Opinión

Naufragios

La Agencia de la ONU para los Refugiados (ACNUR) cifra ya en 800 las víctimas mortales del naufragio acaecido este domingo en aguas del Mediterráneo. La tragedia ha sensibilizado a la  Unión Europea, poco dada por lo común a dejarse conmover.

La Agencia de la ONU para los Refugiados (ACNUR) cifra ya en 800 las víctimas mortales del naufragio acaecido este domingo en aguas del Mediterráneo. La tragedia ha sensibilizado a la  Unión Europea, poco dada por lo común a dejarse conmover.

Las autoridades españolas y de la Ciudad y, por supuesto, los mismos ceutíes deberían reflexionar ante lo sucedido. Tragedias como la acaecida en las proximidades de la costa italiana llaman la atención por su desmesura, su colosal cifra de fallecidos, el descomunal esfuerzo en recursos necesario para atender la emergencia. Este gigantismo de la desgracia obliga a quienes son responsables a mantener reuniones, adoptar decisiones, hilar expresiones de condolencia ante la opinión pública. ¿Pero qué ocurre cuando los muertos no se cuentan por centenares? ¿Quién se detiene a pensar en las tragedias cotidianas, personales, los dramas que no encuentran narrador ni portada de periódicos a la que acogerse?

Los gobiernos central y municipal braman contra la UE por abandonar a su suerte a España en la tarea de vigilar la frontera sur del continente. Las autoridades españolas y ceutíes tienen razón: Europa desprecia a aquéllos de sus socios a los que la geografía ha maldecido con una frontera exterior.
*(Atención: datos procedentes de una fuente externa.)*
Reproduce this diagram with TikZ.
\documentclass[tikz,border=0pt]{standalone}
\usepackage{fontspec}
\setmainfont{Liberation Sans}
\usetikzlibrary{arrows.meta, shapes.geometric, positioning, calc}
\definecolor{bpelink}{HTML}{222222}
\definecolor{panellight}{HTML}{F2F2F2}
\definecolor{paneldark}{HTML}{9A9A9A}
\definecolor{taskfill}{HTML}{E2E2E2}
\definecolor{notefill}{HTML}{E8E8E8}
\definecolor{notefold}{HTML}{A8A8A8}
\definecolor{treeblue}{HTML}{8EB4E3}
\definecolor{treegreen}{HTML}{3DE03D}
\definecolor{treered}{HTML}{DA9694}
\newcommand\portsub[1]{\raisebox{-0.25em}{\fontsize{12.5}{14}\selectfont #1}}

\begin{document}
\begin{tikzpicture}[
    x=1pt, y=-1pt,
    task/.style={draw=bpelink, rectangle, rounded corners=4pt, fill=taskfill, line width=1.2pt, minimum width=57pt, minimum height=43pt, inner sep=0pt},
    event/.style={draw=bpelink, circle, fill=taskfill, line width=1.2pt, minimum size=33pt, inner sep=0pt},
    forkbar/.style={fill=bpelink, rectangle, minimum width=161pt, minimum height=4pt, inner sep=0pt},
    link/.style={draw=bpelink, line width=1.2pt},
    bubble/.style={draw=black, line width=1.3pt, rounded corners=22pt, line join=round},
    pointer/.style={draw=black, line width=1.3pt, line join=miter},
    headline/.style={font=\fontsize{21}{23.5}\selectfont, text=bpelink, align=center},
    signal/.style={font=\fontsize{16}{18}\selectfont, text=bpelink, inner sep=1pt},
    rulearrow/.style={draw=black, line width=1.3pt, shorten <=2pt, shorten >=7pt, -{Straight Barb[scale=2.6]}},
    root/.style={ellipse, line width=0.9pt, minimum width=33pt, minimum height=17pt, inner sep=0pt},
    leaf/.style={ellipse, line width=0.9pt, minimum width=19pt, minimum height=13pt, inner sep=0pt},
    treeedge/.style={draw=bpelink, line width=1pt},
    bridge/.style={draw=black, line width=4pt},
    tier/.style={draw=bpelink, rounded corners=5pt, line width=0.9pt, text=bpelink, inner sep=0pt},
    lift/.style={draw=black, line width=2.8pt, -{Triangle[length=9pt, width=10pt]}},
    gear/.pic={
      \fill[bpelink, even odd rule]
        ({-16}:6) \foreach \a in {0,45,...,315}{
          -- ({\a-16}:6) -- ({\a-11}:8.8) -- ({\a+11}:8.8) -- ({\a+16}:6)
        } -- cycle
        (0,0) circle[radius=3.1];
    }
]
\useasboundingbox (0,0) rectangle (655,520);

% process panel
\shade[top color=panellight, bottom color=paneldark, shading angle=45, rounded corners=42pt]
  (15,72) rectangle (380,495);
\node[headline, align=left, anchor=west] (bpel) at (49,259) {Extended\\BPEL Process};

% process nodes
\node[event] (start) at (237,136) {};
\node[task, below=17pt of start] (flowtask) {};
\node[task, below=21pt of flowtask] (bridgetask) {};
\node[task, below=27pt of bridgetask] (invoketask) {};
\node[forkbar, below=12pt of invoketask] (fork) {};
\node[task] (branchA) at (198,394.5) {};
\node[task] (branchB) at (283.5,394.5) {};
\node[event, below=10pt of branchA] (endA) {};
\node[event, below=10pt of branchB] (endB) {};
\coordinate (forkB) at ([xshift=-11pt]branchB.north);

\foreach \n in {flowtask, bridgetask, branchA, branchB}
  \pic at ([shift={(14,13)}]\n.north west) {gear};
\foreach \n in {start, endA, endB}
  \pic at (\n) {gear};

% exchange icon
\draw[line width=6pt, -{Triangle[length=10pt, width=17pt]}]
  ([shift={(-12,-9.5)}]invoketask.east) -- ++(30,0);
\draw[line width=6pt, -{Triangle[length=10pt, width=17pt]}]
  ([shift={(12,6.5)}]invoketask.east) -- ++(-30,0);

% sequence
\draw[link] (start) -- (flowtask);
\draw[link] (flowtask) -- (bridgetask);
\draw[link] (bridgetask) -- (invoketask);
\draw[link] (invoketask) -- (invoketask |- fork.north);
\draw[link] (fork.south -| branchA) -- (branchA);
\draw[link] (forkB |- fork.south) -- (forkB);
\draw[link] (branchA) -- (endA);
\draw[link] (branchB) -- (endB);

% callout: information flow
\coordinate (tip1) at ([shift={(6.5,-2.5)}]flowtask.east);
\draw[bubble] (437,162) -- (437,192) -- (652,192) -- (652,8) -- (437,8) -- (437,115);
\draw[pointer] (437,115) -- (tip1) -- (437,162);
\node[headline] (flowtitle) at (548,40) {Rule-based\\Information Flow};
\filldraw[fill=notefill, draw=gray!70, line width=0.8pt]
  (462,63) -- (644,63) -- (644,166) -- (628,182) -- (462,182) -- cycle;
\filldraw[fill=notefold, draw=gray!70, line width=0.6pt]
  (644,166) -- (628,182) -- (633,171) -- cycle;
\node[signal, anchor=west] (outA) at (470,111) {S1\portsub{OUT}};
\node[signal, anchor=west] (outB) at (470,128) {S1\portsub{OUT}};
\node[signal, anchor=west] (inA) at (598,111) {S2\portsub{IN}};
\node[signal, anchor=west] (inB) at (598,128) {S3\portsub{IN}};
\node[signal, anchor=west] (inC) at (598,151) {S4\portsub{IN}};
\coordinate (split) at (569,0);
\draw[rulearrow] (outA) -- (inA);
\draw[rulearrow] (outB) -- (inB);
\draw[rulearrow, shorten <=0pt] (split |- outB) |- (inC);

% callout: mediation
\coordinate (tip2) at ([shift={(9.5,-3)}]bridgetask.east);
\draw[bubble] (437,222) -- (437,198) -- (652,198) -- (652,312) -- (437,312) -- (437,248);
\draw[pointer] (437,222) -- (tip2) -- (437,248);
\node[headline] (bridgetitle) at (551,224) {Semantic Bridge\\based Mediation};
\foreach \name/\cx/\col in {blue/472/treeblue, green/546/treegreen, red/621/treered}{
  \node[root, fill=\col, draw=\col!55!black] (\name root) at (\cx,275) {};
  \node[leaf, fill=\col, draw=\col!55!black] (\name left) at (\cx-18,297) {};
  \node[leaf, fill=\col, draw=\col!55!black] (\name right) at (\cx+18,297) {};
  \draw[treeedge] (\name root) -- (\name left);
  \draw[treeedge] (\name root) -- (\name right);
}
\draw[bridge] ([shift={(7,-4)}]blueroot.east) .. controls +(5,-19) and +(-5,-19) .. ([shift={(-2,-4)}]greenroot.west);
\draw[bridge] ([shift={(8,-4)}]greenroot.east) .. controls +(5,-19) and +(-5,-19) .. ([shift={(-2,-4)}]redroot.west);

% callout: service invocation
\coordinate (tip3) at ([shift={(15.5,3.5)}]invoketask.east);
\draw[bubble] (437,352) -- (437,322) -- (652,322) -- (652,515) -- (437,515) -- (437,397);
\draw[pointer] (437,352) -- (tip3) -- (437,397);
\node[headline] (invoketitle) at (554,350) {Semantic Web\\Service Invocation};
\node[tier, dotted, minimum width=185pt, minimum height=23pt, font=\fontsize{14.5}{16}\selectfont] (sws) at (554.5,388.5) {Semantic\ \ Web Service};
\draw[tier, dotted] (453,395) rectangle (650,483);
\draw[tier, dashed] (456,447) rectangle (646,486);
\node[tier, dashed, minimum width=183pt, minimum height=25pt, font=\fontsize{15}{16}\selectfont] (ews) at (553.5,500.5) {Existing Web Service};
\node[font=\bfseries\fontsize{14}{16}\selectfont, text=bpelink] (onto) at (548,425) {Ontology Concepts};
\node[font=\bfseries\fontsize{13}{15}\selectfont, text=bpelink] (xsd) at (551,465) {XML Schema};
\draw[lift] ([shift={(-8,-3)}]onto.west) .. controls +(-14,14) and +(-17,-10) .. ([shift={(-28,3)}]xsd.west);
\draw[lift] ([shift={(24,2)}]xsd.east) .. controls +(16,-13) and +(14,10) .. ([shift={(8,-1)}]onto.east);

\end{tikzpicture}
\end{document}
Pero cuando el ministro del Interior o el presidente Vivas acusan a los responsables europeos no lo hacen para recabar la ayuda de quien puede evitar el drama humano, el dolor ajeno. Lo hacen para pedir vallas más altas, controles más exhaustivos. Se trata de que no pasen.
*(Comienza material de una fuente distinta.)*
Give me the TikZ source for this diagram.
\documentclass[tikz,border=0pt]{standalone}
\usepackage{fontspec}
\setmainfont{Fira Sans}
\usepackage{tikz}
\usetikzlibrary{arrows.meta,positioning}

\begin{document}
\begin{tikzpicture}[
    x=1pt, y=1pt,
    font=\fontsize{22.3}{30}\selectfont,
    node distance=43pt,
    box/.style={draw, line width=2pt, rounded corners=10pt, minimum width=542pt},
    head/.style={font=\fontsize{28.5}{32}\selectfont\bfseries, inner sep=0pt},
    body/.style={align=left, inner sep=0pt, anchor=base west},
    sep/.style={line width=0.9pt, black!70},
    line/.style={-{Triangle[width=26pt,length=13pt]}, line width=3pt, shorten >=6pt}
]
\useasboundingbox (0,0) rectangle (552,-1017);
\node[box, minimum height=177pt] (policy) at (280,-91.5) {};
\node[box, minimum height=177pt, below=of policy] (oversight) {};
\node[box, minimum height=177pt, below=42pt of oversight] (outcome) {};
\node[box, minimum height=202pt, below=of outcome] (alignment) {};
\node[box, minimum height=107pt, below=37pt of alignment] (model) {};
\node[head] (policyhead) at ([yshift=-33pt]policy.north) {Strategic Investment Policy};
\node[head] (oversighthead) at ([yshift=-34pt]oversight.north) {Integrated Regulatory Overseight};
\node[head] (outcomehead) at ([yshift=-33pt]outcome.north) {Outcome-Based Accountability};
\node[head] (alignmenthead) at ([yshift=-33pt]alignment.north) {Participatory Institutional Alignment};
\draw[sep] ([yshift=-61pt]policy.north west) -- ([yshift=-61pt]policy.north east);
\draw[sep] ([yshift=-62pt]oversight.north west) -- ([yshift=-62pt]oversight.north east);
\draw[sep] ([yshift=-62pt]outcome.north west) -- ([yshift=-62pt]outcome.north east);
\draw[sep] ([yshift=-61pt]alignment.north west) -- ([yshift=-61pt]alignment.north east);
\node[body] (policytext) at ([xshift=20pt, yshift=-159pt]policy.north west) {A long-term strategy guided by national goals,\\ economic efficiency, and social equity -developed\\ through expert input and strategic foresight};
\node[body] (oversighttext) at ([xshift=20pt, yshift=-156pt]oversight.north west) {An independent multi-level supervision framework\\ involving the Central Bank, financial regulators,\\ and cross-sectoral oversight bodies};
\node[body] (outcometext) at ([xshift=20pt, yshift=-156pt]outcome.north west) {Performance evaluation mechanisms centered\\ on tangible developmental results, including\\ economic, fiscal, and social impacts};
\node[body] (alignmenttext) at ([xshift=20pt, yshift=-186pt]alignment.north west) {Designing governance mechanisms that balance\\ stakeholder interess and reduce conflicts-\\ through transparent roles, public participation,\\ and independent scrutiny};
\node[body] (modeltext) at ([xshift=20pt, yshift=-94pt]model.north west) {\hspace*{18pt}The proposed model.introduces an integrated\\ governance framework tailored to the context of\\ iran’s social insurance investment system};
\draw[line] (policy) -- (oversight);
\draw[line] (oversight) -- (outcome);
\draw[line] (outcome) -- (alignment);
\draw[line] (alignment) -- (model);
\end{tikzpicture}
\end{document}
Quienes avalan con entusiasmo una legislación que permite la expulsión sumaria de inmigrantes, la conculcación de sus derechos más elementales, carecen de altura moral para lamentar las muertes de centenares de personas víctimas de la indiferencia. Es obsceno, cuando el mar todavía está repleto de cadáveres, resucitar la cantinela del “efecto llamada”, tal y como acaba de hacer el ministro del Interior, Jorge Fernández Díaz.

No nos engañemos. No se trata restaurar los derechos humanos, de procurar un mundo más justo, de dignificarnos a nosotros mismos a través de una conducta decente. El objetivo es que no pasen.

Quizás los náufragos seamos nosotros.